____ Provided entries

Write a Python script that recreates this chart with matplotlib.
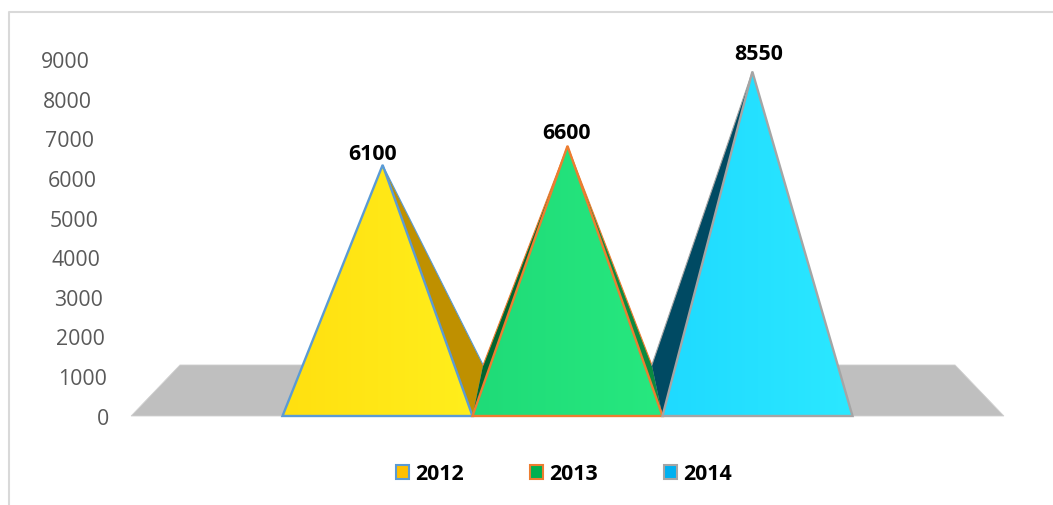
import numpy as np
import matplotlib
matplotlib.use("Agg")
import matplotlib.pyplot as plt
from matplotlib.patches import Patch, Polygon

categories = ["2012", "2013", "2014"]
values = [6100, 6600, 8550]
tick_values = [0, 1000, 2000, 3000, 4000, 5000, 6000, 7000, 8000, 9000]

front_colors = [("#FFE010", "#FFEE1C"), ("#1FDB78", "#27E87F"), ("#1FDAFF", "#2BE8FF")]
back_colors = ["#BF9000", "#00662F", "#004A63"]
side_colors = ["#BF9000", "#0B8A40", "#004A63"]
legend_colors = ["#FFC000", "#00B050", "#00B0F0"]
edge_colors = ["#5B9BD5", "#ED7D31", "#A5A5A5"]

W, H = 1053, 506
PX_X = 190.0       # pixels per category
PX_Y = 0.0396      # pixels per value unit on the axis
CX, Y0 = 567.5, 417.0

# 3d look of the chart
DEPTH_UP = 1288    # floor back edge in axis units
DEPTH_SCALE = 0.888
APEX_SCALE = 0.9617
APEX_UP = 472
APEX_X = 0.973
FLOOR_HALF = 2.297

fig = plt.figure(figsize=(W / 100, H / 100), dpi=100)
ax = fig.add_axes([0, 0, 1, 1])
ax.axis("off")


def back(x):
    return 1 + (x - 1) * DEPTH_SCALE


# floor
ax.add_patch(Polygon([(1 - FLOOR_HALF, 0), (1 + FLOOR_HALF, 0),
                      (back(1 + FLOOR_HALF), DEPTH_UP), (back(1 - FLOOR_HALF), DEPTH_UP)],
                     closed=True, fc="#BFBFBF", ec="#D0D0D0", lw=0.6, zorder=1))

for i, v in enumerate(values):
    left, right = i - 0.5, i + 0.5
    apex = (1 + (i - 1) * APEX_X, v * APEX_SCALE + APEX_UP)
    # back faces peek out beside the front one
    ax.add_patch(Polygon([(left, 0), (back(left), DEPTH_UP), apex], closed=True,
                         fc=back_colors[i], ec="none", zorder=2 + i))
    ax.add_patch(Polygon([(right, 0), (back(right), DEPTH_UP), apex], closed=True,
                         fc=side_colors[i], ec="none", zorder=2 + i))
    ax.plot([back(left), apex[0], back(right)], [DEPTH_UP, apex[1], DEPTH_UP],
            color=edge_colors[i], lw=0.8, zorder=2 + i)

    # front face with a faint gradient
    c0, c1 = [np.array(matplotlib.colors.to_rgb(c)) for c in front_colors[i]]
    t = np.linspace(0, 1, 64)[None, :, None]
    grad = c0[None, None, :] * (1 - t) + c1[None, None, :] * t
    front = Polygon([(left, 0), (right, 0), apex], closed=True, fc="none",
                    ec=edge_colors[i], lw=1.7, joinstyle="miter", zorder=5 + i)
    ax.add_patch(front)
    im = ax.imshow(grad, extent=(left, right, 0, apex[1]), aspect="auto",
                   zorder=4 + i, interpolation="bilinear")
    im.set_clip_path(front)

ax.set_xlim((0 - CX) / PX_X + 1, (W - CX) / PX_X + 1)
ax.set_ylim(-(H - Y0) / PX_Y, Y0 / PX_Y)

# data labels
label_dx = [-4.5, -1, 1]
label_dy = [12, 13, 18]
for i, v in enumerate(values):
    ax.annotate(str(v), (i, v * APEX_SCALE + APEX_UP), xytext=(label_dx[i] * 0.72, label_dy[i] * 0.72),
                textcoords="offset points", ha="center", va="center",
                fontsize=15.4, fontweight="bold", family="Open Sans", color="black", zorder=20)

# axis labels lean with the floor
for t in tick_values:
    ax.annotate(str(t), (1 - FLOOR_HALF, t), xytext=((109 - t * 0.0021 - 131) * 0.72, -1.5),
                textcoords="offset points", ha="right", va="center",
                fontsize=15.3, family="Open Sans", color="#595959")

# chart frame, only top and left show
fig.add_artist(plt.Line2D([9 / W, 9 / W, 1], [0, 1 - 13 / H, 1 - 13 / H],
                          color="#D9D9D9", lw=1.5))

handles = [Patch(fc=legend_colors[i], ec=edge_colors[i], lw=1.5) for i in range(3)]
fig.legend(handles, categories, loc="center", bbox_to_anchor=(564 / W, 1 - 475 / H), ncol=3,
           frameon=False, handlelength=0.6, handleheight=0.6, handletextpad=0.3,
           columnspacing=3.1, prop={"family": "Open Sans", "weight": "bold", "size": 15.4})

fig.savefig("out.png", dpi=100)
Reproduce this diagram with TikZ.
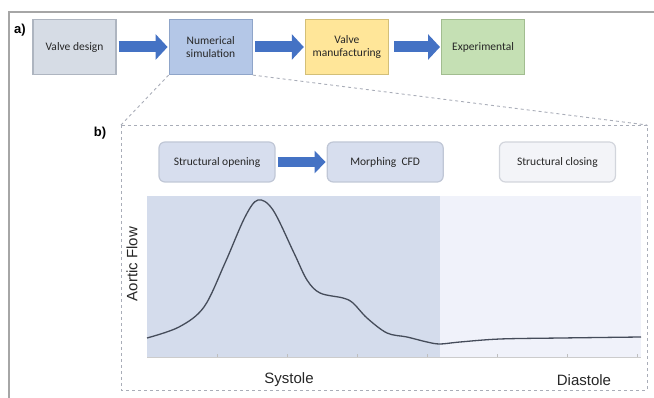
\documentclass[tikz,border=0pt]{standalone}
\usepackage{xcolor}
\usepackage{fontspec}
\setmainfont{Carlito}
\newfontfamily\arialfont{Liberation Sans}
\usepackage{tikz}
\usetikzlibrary{calc}
\usetikzlibrary{arrows.meta}
\usetikzlibrary{positioning}
\definecolor{stepblue}{HTML}{4472C4}
\definecolor{framegray}{HTML}{A6A6A6}
\definecolor{dashgray}{HTML}{A9ADB8}
\definecolor{vdfill}{HTML}{D6DCE5}
\definecolor{vdline}{HTML}{AEB5C0}
\definecolor{nsfill}{HTML}{B4C7E7}
\definecolor{nsline}{HTML}{8FA5C9}
\definecolor{vmfill}{HTML}{FFE699}
\definecolor{vmline}{HTML}{D3BF78}
\definecolor{exfill}{HTML}{C5E0B4}
\definecolor{exline}{HTML}{A2BD90}
\definecolor{phfill}{HTML}{D7DEEE}
\definecolor{phline}{HTML}{C0C7D6}
\definecolor{scfill}{HTML}{F3F4F8}
\definecolor{scline}{HTML}{D2D5DC}
\definecolor{sysfill}{HTML}{D4DCEC}
\definecolor{diafill}{HTML}{F0F2FA}
\definecolor{curvegray}{HTML}{454C5A}
\tikzset{>=latex}
\tikzstyle{stage} = [draw, line width=1.2pt, minimum width=83pt, minimum height=55pt, align=center, text=black!85, font=\fontsize{11.5}{12.5}\selectfont, inner sep=2]
\tikzstyle{phase} = [stage, rounded corners=6pt, minimum width=116pt, minimum height=40pt, fill=phfill, draw=phline]
\tikzstyle{fatarrow} = [draw=stepblue, line width=11pt, -{Triangle[length=12pt, width=25pt]}, shorten <=2pt, shorten >=1pt]
\tikzstyle{zoomline} = [draw=dashgray, dashed, line width=0.9pt]
\tikzstyle{axislabel} = [font=\arialfont\fontsize{15}{16}\selectfont, text=black!85]

\begin{document}
\begin{tikzpicture}[x=1pt, y=-1pt]
\useasboundingbox (0,0) rectangle (654,398);
\draw [draw=framegray, line width=2pt] (9,398) |- (654,12);
%\node [draw=none, font=\bfseries] at (20,30) {Workflow};
\node [font=\arialfont\bfseries\fontsize{13}{14}\selectfont] (lbla) at (20,30) {a)};
\node [font=\arialfont\bfseries\fontsize{13}{14}\selectfont] (lblb) at (100,133) {b)};

\node [stage, fill=vdfill, draw=vdline] (vd) at (74.5, 47) {Valve design};
\node [stage, fill=nsfill, draw=nsline, right=52pt of vd] (ns) {Numerical\\simulation};
\node [stage, fill=vmfill, draw=vmline, right=52pt of ns] (vm) {Valve\\manufacturing};
\node [stage, fill=exfill, draw=exline, right=52pt of vm] (ex) {Experimental};
\draw [fatarrow] (vd) to (ns);
\draw [fatarrow] (ns) to (vm);
\draw [fatarrow, shorten <=5pt] (vm) to (ex);

\coordinate (bnw) at (121,125);
\coordinate (bse) at (647,390);
\draw [zoomline] (bnw) rectangle (bse);
\draw [zoomline] (ns.south west) to (bnw);
\draw [zoomline] (ns.south east) to (bnw -| bse);

\node [phase] (so) at (217, 162) {Structural opening};
\node [phase, right=51pt of so] (cfd) {Morphing\ \ CFD};
\node [phase, fill=scfill, draw=scline, right=55pt of cfd] (sc) {Structural closing};
\draw [fatarrow, line width=10pt, -{Triangle[length=11pt, width=22pt]}] (so) to (cfd);

\fill [sysfill] (147,196) rectangle (440,357);
\fill [diafill] (440,196) rectangle (641,357);
\draw [draw=black!20, line width=0.6pt] (147,357) -- (641,357);
\foreach \tx in {217,287,357,427,497,567,637}
  \draw [draw=black!25, line width=0.6pt] (\tx,357) -- (\tx,354);
\draw [draw=curvegray, line width=1.3pt] plot [smooth, tension=0.55] coordinates {(147,338) (179,327) (204,307) (225,263) (245,217) (258,200) (273,210) (294,253) (307,280) (320,293) (343,298) (353,303) (367,318) (387,333) (407,337) (427,342) (440,344) (460,342) (500,339) (561,338) (641,337)};

\node [axislabel, rotate=90] (flow) at (132,264) {Aortic Flow};
\node [axislabel] (sys) at (289,380) {Systole};
\node [axislabel] (dia) at (584,380) {Diastole};
\end{tikzpicture}
\end{document}
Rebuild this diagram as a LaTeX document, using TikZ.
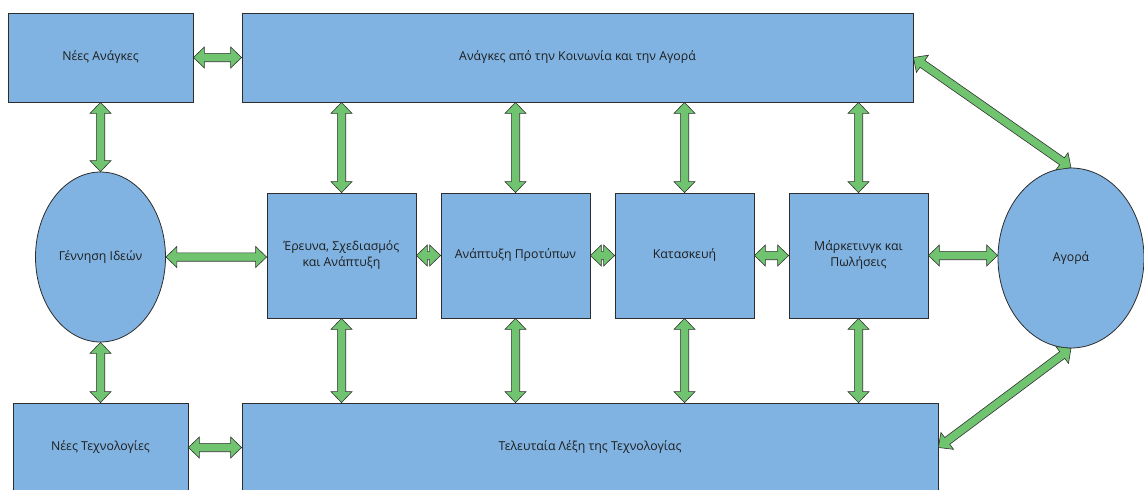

________

- The exercise: Scan the material above for the word "this". Copy each line where it occurs.

- Response:
Write a Python script that recreates this chart with matplotlib.
Reproduce this diagram with TikZ.
Rebuild this diagram as a LaTeX document, using TikZ.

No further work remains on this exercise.